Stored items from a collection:
================

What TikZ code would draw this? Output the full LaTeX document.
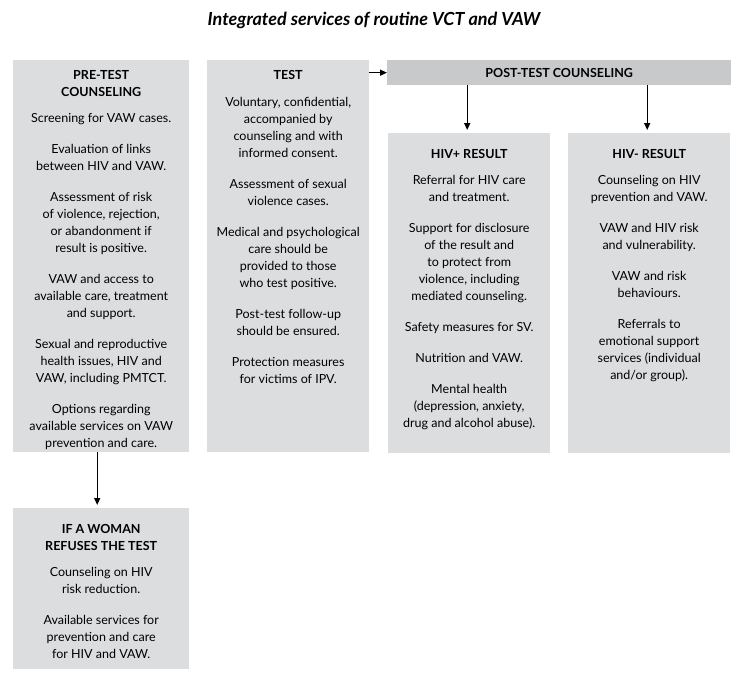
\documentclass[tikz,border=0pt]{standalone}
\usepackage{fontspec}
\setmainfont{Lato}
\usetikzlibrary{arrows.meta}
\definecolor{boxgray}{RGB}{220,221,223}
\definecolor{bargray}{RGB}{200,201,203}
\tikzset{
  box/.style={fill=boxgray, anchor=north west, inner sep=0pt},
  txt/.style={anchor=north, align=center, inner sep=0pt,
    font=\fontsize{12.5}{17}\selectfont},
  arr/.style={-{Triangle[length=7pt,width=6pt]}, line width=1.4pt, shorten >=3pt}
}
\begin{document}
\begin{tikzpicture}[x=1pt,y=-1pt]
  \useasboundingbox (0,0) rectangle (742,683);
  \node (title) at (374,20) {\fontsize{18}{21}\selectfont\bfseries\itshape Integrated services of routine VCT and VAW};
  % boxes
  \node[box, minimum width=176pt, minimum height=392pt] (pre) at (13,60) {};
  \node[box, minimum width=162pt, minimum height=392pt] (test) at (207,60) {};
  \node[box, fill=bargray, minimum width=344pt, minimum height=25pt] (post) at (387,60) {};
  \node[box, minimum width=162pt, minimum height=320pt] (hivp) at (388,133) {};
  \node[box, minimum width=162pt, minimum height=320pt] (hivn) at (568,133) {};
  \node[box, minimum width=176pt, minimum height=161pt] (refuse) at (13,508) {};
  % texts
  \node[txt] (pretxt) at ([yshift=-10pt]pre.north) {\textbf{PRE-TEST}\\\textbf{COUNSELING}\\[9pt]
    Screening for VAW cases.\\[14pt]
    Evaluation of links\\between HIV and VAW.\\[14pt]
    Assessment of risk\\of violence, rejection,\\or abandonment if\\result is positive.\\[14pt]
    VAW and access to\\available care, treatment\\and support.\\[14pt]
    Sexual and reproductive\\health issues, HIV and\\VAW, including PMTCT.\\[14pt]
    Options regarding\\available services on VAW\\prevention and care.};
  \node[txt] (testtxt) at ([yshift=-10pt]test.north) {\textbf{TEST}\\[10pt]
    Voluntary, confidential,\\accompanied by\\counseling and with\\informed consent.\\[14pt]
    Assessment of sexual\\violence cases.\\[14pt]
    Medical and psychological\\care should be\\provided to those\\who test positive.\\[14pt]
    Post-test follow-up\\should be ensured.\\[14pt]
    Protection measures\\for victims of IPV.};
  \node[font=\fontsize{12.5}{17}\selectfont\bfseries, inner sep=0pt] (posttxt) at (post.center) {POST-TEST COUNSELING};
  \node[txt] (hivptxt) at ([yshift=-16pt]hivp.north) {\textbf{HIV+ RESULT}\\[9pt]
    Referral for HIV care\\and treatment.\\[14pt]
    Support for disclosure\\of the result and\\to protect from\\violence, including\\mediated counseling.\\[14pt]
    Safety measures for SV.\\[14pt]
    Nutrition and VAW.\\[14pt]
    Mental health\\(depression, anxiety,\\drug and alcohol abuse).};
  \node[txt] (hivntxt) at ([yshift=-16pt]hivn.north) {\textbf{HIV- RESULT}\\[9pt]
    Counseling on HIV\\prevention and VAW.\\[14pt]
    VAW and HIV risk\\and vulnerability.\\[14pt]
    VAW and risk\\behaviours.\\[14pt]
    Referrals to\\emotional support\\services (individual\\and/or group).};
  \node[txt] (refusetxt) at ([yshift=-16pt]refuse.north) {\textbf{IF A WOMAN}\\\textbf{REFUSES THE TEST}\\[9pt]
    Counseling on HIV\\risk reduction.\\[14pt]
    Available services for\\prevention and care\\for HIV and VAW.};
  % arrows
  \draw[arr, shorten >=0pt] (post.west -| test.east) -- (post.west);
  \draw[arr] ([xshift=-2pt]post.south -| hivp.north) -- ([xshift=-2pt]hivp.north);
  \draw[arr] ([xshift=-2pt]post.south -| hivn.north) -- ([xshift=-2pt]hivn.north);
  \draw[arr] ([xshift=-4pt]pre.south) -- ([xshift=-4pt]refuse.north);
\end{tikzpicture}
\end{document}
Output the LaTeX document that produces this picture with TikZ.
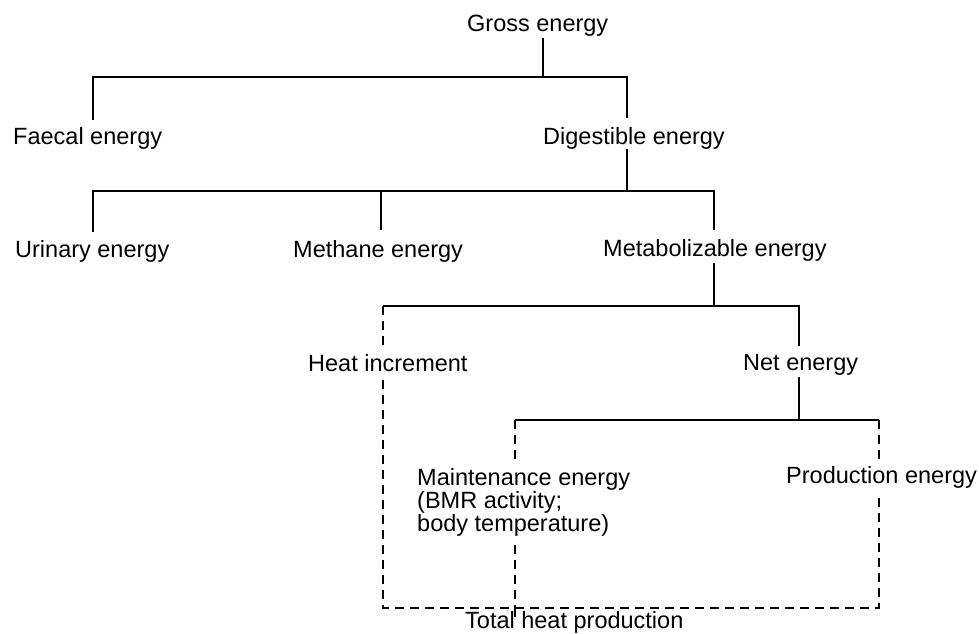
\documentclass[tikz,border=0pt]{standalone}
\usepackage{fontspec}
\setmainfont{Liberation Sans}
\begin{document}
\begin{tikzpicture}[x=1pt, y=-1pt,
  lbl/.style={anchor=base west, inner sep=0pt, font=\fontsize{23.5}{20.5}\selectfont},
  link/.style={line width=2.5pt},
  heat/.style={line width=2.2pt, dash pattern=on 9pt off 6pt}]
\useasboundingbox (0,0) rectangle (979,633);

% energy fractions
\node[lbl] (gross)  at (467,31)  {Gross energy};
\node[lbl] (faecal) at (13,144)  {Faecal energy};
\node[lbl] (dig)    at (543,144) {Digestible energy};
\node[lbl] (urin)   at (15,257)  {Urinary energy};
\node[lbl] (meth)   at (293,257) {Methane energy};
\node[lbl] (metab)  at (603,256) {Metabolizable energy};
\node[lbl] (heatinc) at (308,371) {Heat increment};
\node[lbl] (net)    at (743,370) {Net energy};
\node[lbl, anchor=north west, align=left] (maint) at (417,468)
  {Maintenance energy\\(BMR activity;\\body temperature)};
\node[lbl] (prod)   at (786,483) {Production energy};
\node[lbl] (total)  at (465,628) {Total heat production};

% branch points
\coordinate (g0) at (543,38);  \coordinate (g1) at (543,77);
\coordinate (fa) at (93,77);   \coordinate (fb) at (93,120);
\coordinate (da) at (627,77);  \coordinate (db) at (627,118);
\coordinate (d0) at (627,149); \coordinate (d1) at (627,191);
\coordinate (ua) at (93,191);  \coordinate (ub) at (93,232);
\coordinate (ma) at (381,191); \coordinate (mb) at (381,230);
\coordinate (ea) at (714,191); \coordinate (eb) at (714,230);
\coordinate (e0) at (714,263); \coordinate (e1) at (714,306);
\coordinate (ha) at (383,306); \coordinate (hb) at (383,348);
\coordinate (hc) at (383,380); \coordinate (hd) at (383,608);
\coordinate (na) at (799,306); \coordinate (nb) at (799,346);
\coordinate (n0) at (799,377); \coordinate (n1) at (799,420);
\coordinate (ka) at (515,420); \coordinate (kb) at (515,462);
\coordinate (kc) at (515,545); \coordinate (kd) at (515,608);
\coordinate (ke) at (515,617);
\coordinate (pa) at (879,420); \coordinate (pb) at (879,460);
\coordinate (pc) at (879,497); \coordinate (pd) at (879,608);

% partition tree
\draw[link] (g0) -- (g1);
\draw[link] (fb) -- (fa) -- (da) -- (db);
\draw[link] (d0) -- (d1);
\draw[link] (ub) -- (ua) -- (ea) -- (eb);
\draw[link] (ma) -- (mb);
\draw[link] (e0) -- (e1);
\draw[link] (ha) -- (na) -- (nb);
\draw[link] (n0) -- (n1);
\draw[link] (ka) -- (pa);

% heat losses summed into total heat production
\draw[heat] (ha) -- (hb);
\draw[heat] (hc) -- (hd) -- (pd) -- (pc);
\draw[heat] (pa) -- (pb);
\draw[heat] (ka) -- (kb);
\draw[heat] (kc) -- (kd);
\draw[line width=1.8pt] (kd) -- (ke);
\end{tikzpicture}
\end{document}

================

Where a line contains "with", copy that line.

    Voluntary, confidential,\\accompanied by\\counseling and with\\informed consent.\\[14pt]
Output the LaTeX document that produces this picture with TikZ.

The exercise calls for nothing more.